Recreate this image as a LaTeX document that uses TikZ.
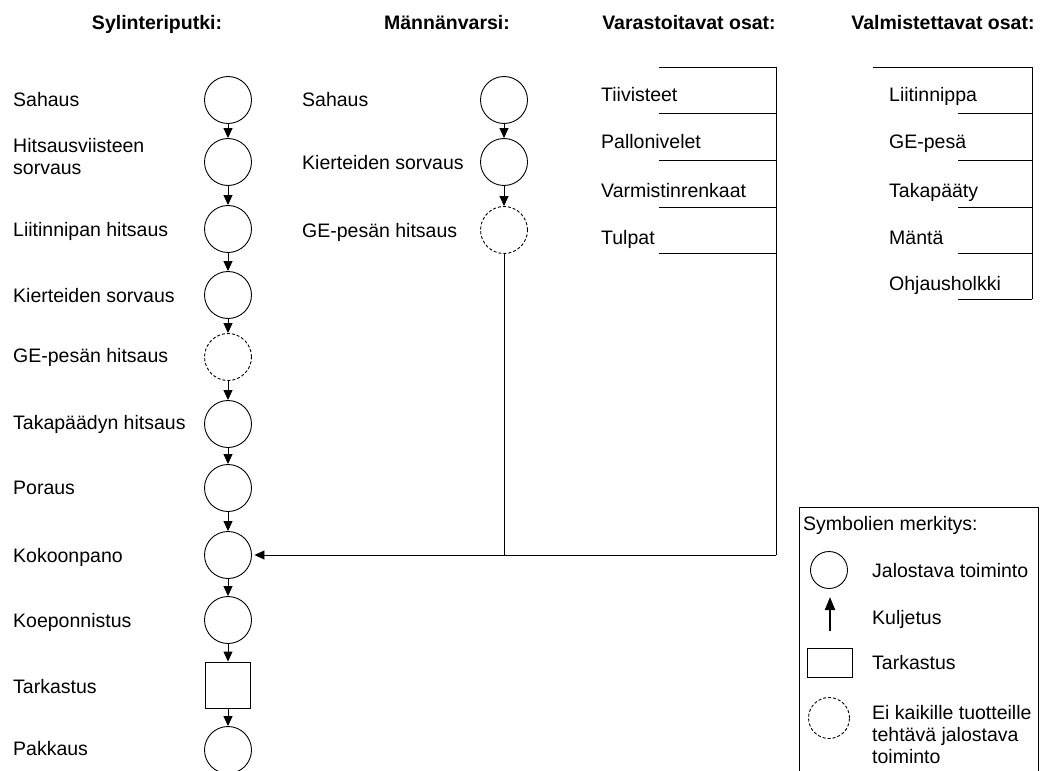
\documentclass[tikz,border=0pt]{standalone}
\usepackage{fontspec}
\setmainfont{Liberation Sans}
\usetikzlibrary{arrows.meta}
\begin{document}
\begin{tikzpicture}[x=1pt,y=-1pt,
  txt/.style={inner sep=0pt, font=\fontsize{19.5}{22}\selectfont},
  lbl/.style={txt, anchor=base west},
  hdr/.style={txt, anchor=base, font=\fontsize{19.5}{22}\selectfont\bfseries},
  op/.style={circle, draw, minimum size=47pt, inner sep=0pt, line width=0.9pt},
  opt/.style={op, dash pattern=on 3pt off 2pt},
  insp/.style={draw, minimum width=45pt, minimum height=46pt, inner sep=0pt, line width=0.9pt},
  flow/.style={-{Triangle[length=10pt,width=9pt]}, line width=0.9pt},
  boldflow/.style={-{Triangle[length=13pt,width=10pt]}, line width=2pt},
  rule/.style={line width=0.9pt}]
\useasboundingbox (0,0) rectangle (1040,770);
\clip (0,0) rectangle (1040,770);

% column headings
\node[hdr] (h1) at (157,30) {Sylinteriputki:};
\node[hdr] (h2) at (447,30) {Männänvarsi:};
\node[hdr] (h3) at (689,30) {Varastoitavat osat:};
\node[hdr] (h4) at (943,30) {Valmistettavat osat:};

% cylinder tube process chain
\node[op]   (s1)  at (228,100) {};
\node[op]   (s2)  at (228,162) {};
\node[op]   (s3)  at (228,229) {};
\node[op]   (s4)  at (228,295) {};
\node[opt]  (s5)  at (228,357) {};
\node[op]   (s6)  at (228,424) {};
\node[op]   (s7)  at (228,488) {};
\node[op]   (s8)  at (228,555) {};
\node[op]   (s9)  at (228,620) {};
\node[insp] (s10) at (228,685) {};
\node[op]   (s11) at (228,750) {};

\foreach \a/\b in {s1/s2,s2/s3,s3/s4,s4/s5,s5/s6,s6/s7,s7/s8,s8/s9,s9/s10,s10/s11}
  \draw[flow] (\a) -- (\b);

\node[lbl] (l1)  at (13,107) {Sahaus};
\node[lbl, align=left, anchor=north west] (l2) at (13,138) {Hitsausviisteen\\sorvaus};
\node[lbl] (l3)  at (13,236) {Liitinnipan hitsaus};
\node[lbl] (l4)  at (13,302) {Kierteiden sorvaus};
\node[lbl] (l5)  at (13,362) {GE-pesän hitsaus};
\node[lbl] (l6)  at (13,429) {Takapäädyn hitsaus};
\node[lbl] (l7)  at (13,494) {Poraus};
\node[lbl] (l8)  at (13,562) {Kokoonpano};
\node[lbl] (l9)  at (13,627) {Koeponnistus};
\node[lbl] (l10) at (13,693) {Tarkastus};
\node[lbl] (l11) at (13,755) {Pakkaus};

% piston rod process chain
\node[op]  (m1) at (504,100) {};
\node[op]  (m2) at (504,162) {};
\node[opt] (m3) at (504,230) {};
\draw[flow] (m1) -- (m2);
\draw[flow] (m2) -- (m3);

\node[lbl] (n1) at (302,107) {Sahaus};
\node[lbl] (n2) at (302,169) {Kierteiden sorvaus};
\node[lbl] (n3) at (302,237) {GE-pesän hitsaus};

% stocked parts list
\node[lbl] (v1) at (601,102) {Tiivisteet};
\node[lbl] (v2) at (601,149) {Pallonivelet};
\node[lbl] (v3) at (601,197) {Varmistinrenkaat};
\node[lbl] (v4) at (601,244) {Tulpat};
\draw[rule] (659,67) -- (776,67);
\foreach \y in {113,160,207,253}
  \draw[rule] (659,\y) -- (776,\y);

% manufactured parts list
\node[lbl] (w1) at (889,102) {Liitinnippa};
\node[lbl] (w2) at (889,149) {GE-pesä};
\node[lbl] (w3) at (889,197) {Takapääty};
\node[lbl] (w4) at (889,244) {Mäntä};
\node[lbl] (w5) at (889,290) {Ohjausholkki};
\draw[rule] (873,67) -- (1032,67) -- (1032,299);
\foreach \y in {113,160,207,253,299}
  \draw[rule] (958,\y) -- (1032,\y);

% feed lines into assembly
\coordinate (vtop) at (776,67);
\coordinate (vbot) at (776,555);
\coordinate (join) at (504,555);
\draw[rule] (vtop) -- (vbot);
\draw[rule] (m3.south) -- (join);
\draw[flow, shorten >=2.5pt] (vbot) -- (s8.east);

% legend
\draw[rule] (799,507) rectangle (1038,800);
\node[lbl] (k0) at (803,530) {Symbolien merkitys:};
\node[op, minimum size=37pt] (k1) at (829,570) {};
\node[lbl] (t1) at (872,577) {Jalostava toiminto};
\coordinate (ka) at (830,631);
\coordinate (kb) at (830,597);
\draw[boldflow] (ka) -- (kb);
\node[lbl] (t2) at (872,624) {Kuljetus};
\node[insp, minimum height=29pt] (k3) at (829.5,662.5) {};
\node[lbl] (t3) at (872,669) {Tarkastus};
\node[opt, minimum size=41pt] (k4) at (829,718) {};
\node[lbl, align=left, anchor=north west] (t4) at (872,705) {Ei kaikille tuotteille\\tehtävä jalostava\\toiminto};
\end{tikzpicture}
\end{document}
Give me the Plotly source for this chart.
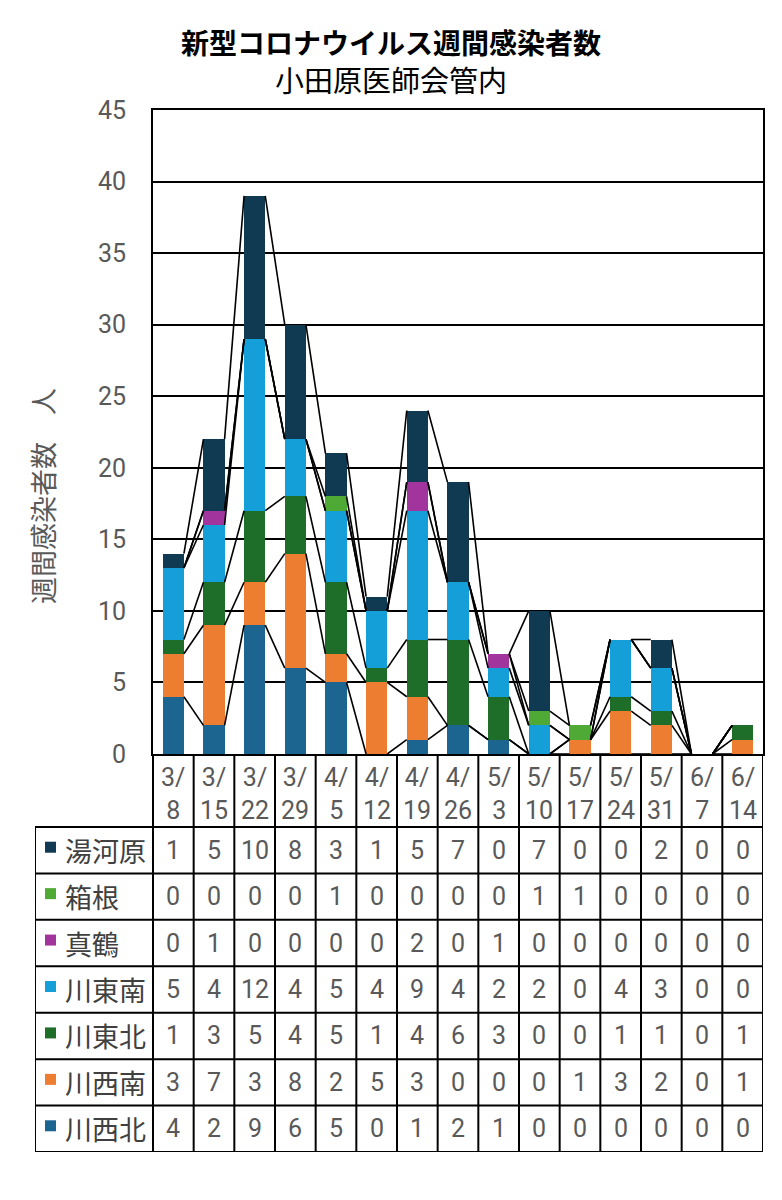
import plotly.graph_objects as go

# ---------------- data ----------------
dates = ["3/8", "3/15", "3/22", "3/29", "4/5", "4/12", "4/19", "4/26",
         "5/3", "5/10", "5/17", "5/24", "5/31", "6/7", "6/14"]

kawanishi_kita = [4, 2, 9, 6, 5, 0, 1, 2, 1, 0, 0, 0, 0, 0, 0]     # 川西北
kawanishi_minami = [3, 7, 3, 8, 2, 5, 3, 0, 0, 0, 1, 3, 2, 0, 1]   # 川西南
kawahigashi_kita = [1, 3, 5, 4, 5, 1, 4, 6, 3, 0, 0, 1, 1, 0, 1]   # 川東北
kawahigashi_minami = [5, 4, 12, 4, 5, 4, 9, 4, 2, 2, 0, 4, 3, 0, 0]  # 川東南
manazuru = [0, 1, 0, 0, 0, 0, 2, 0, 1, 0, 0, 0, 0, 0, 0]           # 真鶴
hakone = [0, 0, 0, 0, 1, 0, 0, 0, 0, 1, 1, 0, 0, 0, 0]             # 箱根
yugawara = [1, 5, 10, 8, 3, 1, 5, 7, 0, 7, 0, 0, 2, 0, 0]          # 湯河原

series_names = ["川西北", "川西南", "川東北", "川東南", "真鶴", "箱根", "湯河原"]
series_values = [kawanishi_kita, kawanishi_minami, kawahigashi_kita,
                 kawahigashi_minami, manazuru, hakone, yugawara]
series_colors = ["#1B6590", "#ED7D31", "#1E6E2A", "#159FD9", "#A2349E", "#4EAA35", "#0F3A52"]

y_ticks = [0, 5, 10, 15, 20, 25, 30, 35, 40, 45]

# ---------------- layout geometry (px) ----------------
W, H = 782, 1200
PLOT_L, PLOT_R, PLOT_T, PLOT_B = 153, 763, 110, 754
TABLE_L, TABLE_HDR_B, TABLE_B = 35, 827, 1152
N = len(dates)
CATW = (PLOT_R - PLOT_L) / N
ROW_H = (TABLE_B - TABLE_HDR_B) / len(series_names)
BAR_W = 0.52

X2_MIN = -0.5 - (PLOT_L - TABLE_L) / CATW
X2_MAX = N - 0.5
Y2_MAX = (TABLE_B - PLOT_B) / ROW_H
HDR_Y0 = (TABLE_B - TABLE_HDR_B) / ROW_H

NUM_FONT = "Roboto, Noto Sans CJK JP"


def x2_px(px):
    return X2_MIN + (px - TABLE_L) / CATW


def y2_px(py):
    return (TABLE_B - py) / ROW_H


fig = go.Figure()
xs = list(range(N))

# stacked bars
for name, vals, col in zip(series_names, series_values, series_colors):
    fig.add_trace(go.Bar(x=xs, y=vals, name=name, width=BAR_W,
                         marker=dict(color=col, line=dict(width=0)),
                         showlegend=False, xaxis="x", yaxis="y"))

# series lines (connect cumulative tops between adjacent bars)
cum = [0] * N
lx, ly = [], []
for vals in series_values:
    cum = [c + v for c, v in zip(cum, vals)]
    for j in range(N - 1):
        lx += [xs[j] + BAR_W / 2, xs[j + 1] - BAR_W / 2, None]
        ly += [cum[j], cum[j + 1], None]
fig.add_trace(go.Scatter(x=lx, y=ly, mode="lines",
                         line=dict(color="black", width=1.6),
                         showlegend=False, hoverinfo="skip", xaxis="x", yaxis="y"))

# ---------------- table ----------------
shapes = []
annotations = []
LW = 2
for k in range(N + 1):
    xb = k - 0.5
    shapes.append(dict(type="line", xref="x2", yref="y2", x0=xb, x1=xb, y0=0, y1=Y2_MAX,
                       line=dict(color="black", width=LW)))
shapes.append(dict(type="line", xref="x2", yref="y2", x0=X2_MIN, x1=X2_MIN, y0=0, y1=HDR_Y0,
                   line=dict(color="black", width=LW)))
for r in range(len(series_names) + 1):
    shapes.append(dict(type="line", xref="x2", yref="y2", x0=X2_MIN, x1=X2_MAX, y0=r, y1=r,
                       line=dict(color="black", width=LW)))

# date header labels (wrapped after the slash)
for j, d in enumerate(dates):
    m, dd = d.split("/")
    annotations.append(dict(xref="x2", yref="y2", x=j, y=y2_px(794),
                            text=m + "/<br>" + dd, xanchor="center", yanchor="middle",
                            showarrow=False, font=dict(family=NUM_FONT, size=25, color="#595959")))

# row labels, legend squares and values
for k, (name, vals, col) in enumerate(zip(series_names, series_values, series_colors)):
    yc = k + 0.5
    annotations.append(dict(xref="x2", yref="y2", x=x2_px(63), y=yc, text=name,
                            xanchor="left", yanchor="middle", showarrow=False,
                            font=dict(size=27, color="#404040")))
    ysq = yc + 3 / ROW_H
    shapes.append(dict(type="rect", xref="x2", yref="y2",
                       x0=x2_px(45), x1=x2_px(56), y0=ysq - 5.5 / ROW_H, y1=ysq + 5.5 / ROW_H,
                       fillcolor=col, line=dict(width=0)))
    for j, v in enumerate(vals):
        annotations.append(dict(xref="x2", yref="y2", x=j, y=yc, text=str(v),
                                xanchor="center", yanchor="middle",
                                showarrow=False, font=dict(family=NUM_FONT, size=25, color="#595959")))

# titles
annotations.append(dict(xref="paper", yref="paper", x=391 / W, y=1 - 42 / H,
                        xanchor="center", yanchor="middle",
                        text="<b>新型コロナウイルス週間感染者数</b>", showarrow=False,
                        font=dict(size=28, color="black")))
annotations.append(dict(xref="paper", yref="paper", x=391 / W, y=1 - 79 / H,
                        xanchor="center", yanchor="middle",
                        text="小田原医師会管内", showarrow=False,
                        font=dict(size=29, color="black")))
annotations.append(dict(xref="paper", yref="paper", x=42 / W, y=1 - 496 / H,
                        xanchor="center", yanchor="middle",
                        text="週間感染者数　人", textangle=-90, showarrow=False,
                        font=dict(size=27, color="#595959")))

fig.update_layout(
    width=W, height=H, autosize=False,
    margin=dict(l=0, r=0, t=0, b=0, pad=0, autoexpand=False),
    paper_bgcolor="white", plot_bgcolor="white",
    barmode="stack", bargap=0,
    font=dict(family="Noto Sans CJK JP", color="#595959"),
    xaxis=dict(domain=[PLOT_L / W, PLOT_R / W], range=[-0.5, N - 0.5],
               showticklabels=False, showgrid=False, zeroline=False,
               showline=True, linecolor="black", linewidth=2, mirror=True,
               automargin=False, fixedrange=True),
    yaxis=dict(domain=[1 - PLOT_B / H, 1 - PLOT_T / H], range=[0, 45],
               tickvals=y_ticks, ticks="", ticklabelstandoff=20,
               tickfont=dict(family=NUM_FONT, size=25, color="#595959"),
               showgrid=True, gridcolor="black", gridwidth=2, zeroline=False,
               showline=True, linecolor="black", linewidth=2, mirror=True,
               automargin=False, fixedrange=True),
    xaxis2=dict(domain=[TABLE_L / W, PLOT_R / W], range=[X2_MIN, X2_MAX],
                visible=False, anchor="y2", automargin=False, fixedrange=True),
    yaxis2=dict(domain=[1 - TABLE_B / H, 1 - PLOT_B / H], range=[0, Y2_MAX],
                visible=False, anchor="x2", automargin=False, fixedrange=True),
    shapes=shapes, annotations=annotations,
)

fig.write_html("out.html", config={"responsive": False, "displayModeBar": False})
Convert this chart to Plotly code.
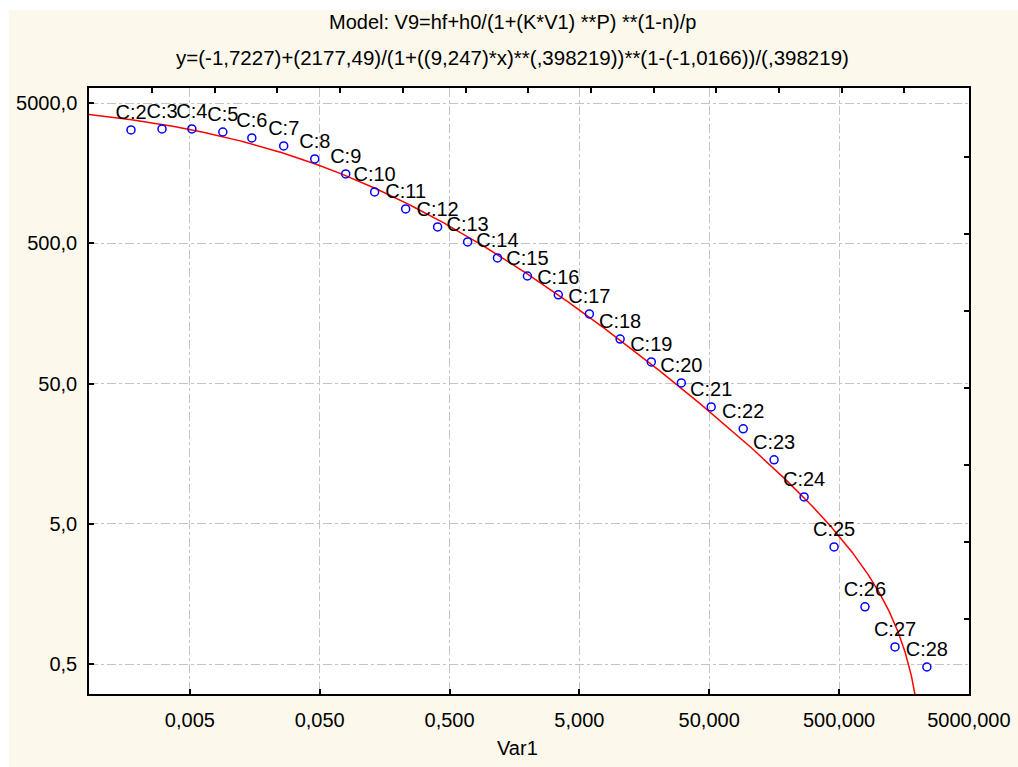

What you should do – From the first line of the material down to the line containing "(l11) at (13,755)", inclusive, return each line exactly, skipping any picture.

Answer to this task –
Recreate this image as a LaTeX document that uses TikZ.
\documentclass[tikz,border=0pt]{standalone}
\usepackage{fontspec}
\setmainfont{Liberation Sans}
\usetikzlibrary{arrows.meta}
\begin{document}
\begin{tikzpicture}[x=1pt,y=-1pt,
  txt/.style={inner sep=0pt, font=\fontsize{19.5}{22}\selectfont},
  lbl/.style={txt, anchor=base west},
  hdr/.style={txt, anchor=base, font=\fontsize{19.5}{22}\selectfont\bfseries},
  op/.style={circle, draw, minimum size=47pt, inner sep=0pt, line width=0.9pt},
  opt/.style={op, dash pattern=on 3pt off 2pt},
  insp/.style={draw, minimum width=45pt, minimum height=46pt, inner sep=0pt, line width=0.9pt},
  flow/.style={-{Triangle[length=10pt,width=9pt]}, line width=0.9pt},
  boldflow/.style={-{Triangle[length=13pt,width=10pt]}, line width=2pt},
  rule/.style={line width=0.9pt}]
\useasboundingbox (0,0) rectangle (1040,770);
\clip (0,0) rectangle (1040,770);

% column headings
\node[hdr] (h1) at (157,30) {Sylinteriputki:};
\node[hdr] (h2) at (447,30) {Männänvarsi:};
\node[hdr] (h3) at (689,30) {Varastoitavat osat:};
\node[hdr] (h4) at (943,30) {Valmistettavat osat:};

% cylinder tube process chain
\node[op]   (s1)  at (228,100) {};
\node[op]   (s2)  at (228,162) {};
\node[op]   (s3)  at (228,229) {};
\node[op]   (s4)  at (228,295) {};
\node[opt]  (s5)  at (228,357) {};
\node[op]   (s6)  at (228,424) {};
\node[op]   (s7)  at (228,488) {};
\node[op]   (s8)  at (228,555) {};
\node[op]   (s9)  at (228,620) {};
\node[insp] (s10) at (228,685) {};
\node[op]   (s11) at (228,750) {};

\foreach \a/\b in {s1/s2,s2/s3,s3/s4,s4/s5,s5/s6,s6/s7,s7/s8,s8/s9,s9/s10,s10/s11}
  \draw[flow] (\a) -- (\b);

\node[lbl] (l1)  at (13,107) {Sahaus};
\node[lbl, align=left, anchor=north west] (l2) at (13,138) {Hitsausviisteen\\sorvaus};
\node[lbl] (l3)  at (13,236) {Liitinnipan hitsaus};
\node[lbl] (l4)  at (13,302) {Kierteiden sorvaus};
\node[lbl] (l5)  at (13,362) {GE-pesän hitsaus};
\node[lbl] (l6)  at (13,429) {Takapäädyn hitsaus};
\node[lbl] (l7)  at (13,494) {Poraus};
\node[lbl] (l8)  at (13,562) {Kokoonpano};
\node[lbl] (l9)  at (13,627) {Koeponnistus};
\node[lbl] (l10) at (13,693) {Tarkastus};
\node[lbl] (l11) at (13,755) {Pakkaus};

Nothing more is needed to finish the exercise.